Write out each line word for word. Drop pictures.

* [Provided data]:
------------------------------------------------

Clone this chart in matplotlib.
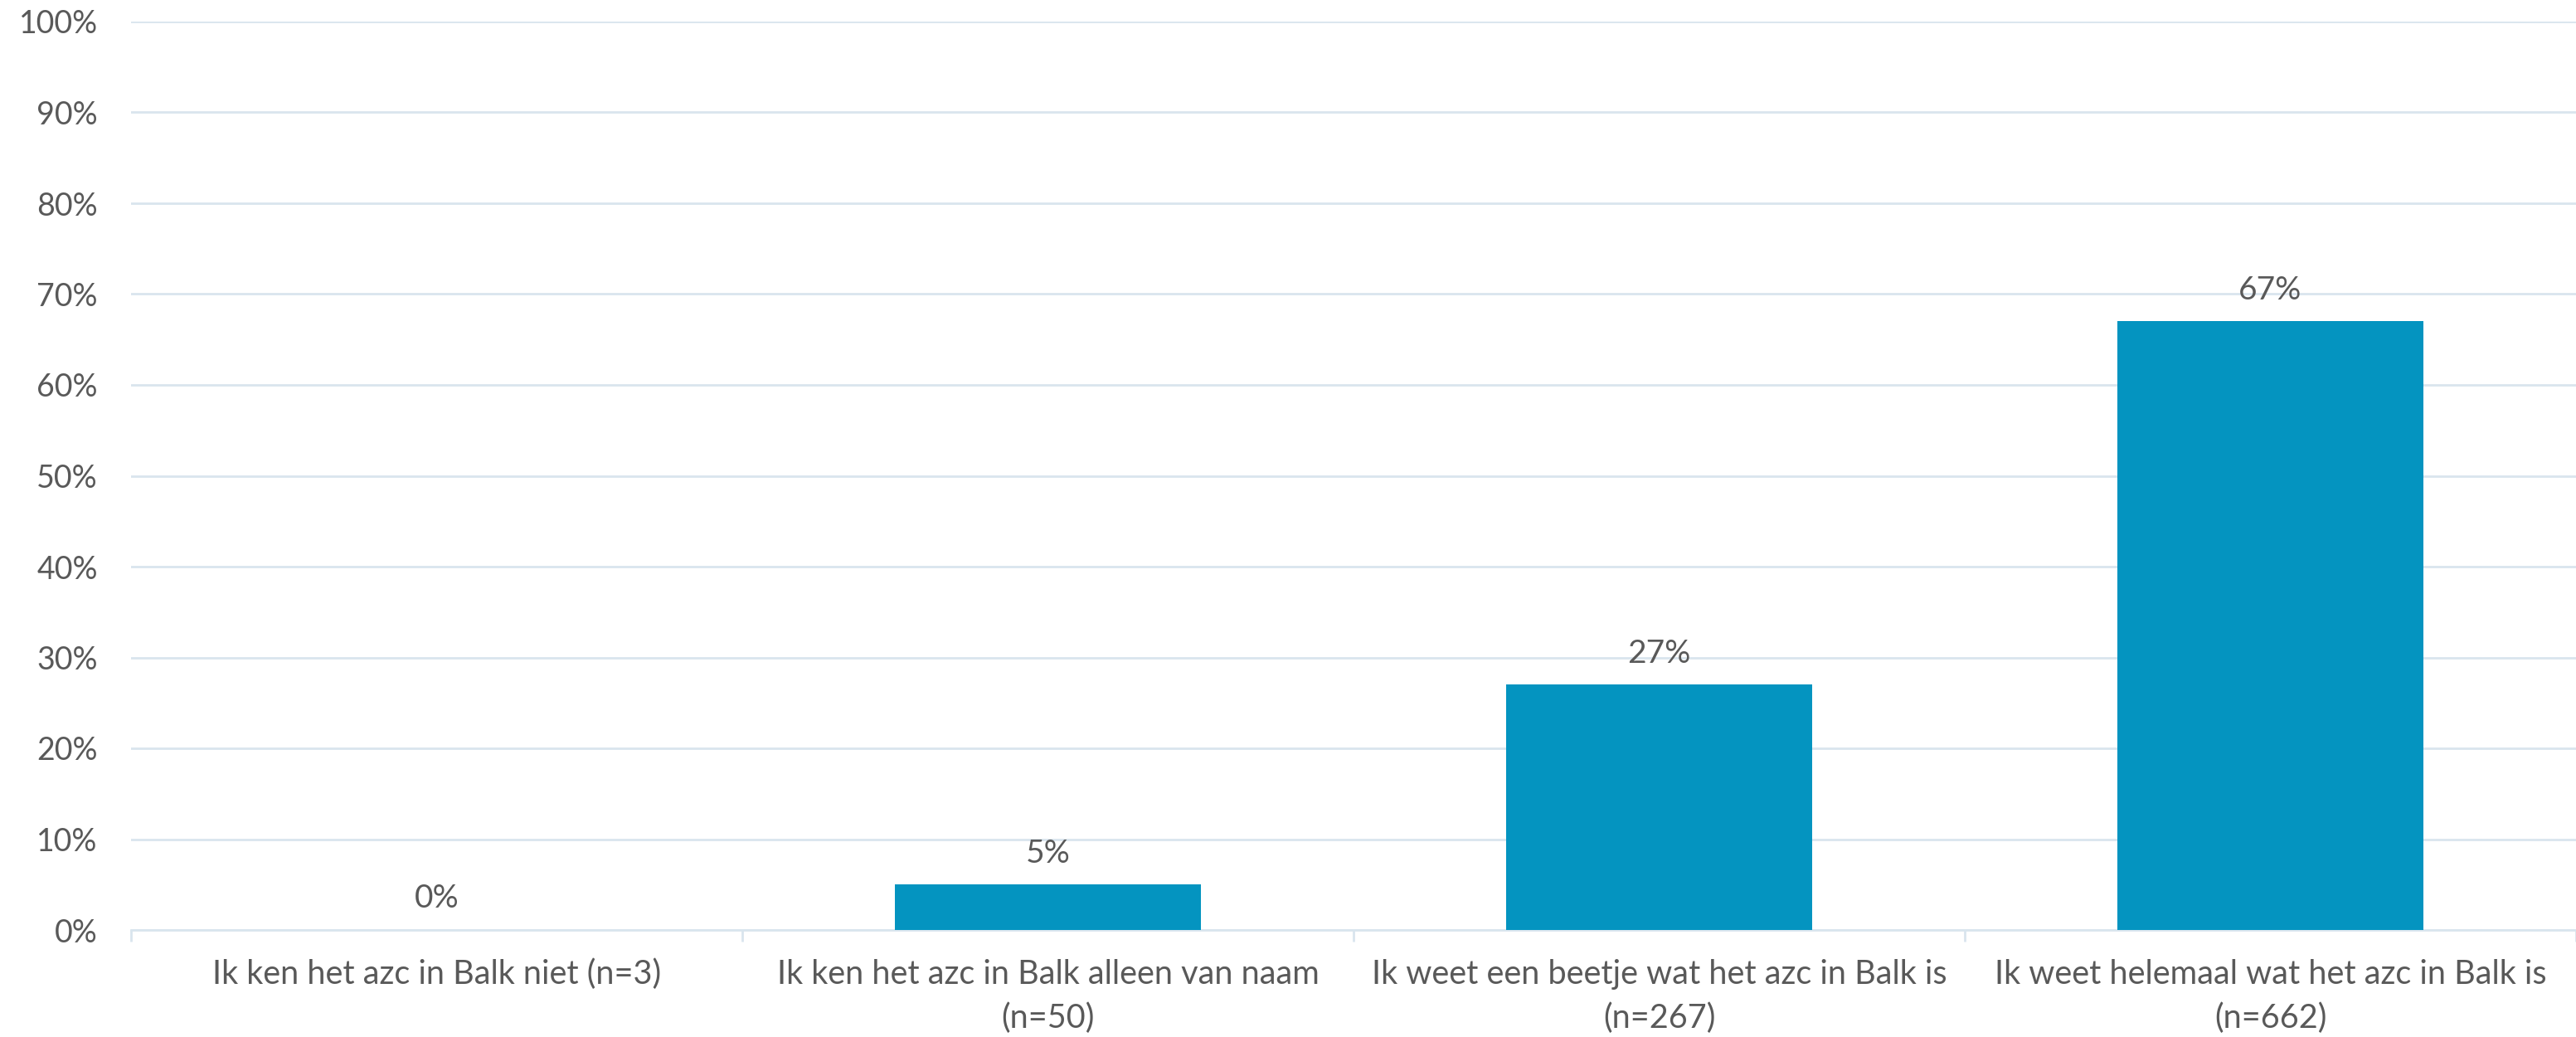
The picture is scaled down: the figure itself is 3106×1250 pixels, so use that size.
import numpy as np
import matplotlib.pyplot as plt
from matplotlib.ticker import FixedLocator, PercentFormatter

plt.rcParams['font.family'] = ['Lato', 'DejaVu Sans']

# data
categories = [
    'Ik ken het azc in Balk niet (n=3)',
    'Ik ken het azc in Balk alleen van naam\n(n=50)',
    'Ik weet een beetje wat het azc in Balk is\n(n=267)',
    'Ik weet helemaal wat het azc in Balk is\n(n=662)',
]
values = [0, 5, 27, 67]
value_labels = ['0%', '5%', '27%', '67%']

bar_color = '#0494C0'
text_color = '#595959'
grid_color = '#D9E5EE'

fig = plt.figure(figsize=(31.06, 12.5), dpi=100)
ax = fig.add_axes([158/3106, 1 - 1121/1250, 1 - 158/3106, (1121 - 26)/1250])

x = np.arange(len(categories))
bars = ax.bar(x, values, width=0.5, color=bar_color, zorder=3)

for xi, v, lab in zip(x, values, value_labels):
    ax.annotate(lab, (xi, v), xytext=(0, 27), textcoords='offset points',
                ha='center', va='center', fontsize=28, color=text_color)

ax.set_xlim(-0.5, len(categories) - 0.5)
ax.set_ylim(0, 100)
ax.set_yticks(np.arange(0, 101, 10))
ax.yaxis.set_major_formatter(PercentFormatter(decimals=0))
ax.grid(axis='y', color=grid_color, linewidth=2, zorder=0)

ax.set_xticks(x)
ax.set_xticklabels(categories, fontsize=28.5, color=text_color, linespacing=1.5)
ax.xaxis.set_minor_locator(FixedLocator(np.arange(-0.5, len(categories), 1.0)))
ax.tick_params(axis='x', which='major', length=0, pad=25)
ax.tick_params(axis='x', which='minor', length=10, width=2, color=grid_color)
ax.tick_params(axis='y', length=0, pad=29, labelsize=27, labelcolor=text_color)

for s in ['top', 'right', 'left']:
    ax.spines[s].set_visible(False)
ax.spines['bottom'].set_color(grid_color)
ax.spines['bottom'].set_linewidth(2)

fig.savefig('out.png', dpi=100)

------------------------------------------------

* [Solved exercise]:
Clone this chart in matplotlib.
The picture is scaled down: the figure itself is 3106×1250 pixels, so use that size.
import numpy as np
import matplotlib.pyplot as plt
from matplotlib.ticker import FixedLocator, PercentFormatter

plt.rcParams['font.family'] = ['Lato', 'DejaVu Sans']

# data
categories = [
    'Ik ken het azc in Balk niet (n=3)',
    'Ik ken het azc in Balk alleen van naam\n(n=50)',
    'Ik weet een beetje wat het azc in Balk is\n(n=267)',
    'Ik weet helemaal wat het azc in Balk is\n(n=662)',
]
values = [0, 5, 27, 67]
value_labels = ['0%', '5%', '27%', '67%']

bar_color = '#0494C0'
text_color = '#595959'
grid_color = '#D9E5EE'

fig = plt.figure(figsize=(31.06, 12.5), dpi=100)
ax = fig.add_axes([158/3106, 1 - 1121/1250, 1 - 158/3106, (1121 - 26)/1250])

x = np.arange(len(categories))
bars = ax.bar(x, values, width=0.5, color=bar_color, zorder=3)

for xi, v, lab in zip(x, values, value_labels):
    ax.annotate(lab, (xi, v), xytext=(0, 27), textcoords='offset points',
                ha='center', va='center', fontsize=28, color=text_color)

ax.set_xlim(-0.5, len(categories) - 0.5)
ax.set_ylim(0, 100)
ax.set_yticks(np.arange(0, 101, 10))
ax.yaxis.set_major_formatter(PercentFormatter(decimals=0))
ax.grid(axis='y', color=grid_color, linewidth=2, zorder=0)

ax.set_xticks(x)
ax.set_xticklabels(categories, fontsize=28.5, color=text_color, linespacing=1.5)
ax.xaxis.set_minor_locator(FixedLocator(np.arange(-0.5, len(categories), 1.0)))
ax.tick_params(axis='x', which='major', length=0, pad=25)
ax.tick_params(axis='x', which='minor', length=10, width=2, color=grid_color)
ax.tick_params(axis='y', length=0, pad=29, labelsize=27, labelcolor=text_color)

for s in ['top', 'right', 'left']:
    ax.spines[s].set_visible(False)
ax.spines['bottom'].set_color(grid_color)
ax.spines['bottom'].set_linewidth(2)

fig.savefig('out.png', dpi=100)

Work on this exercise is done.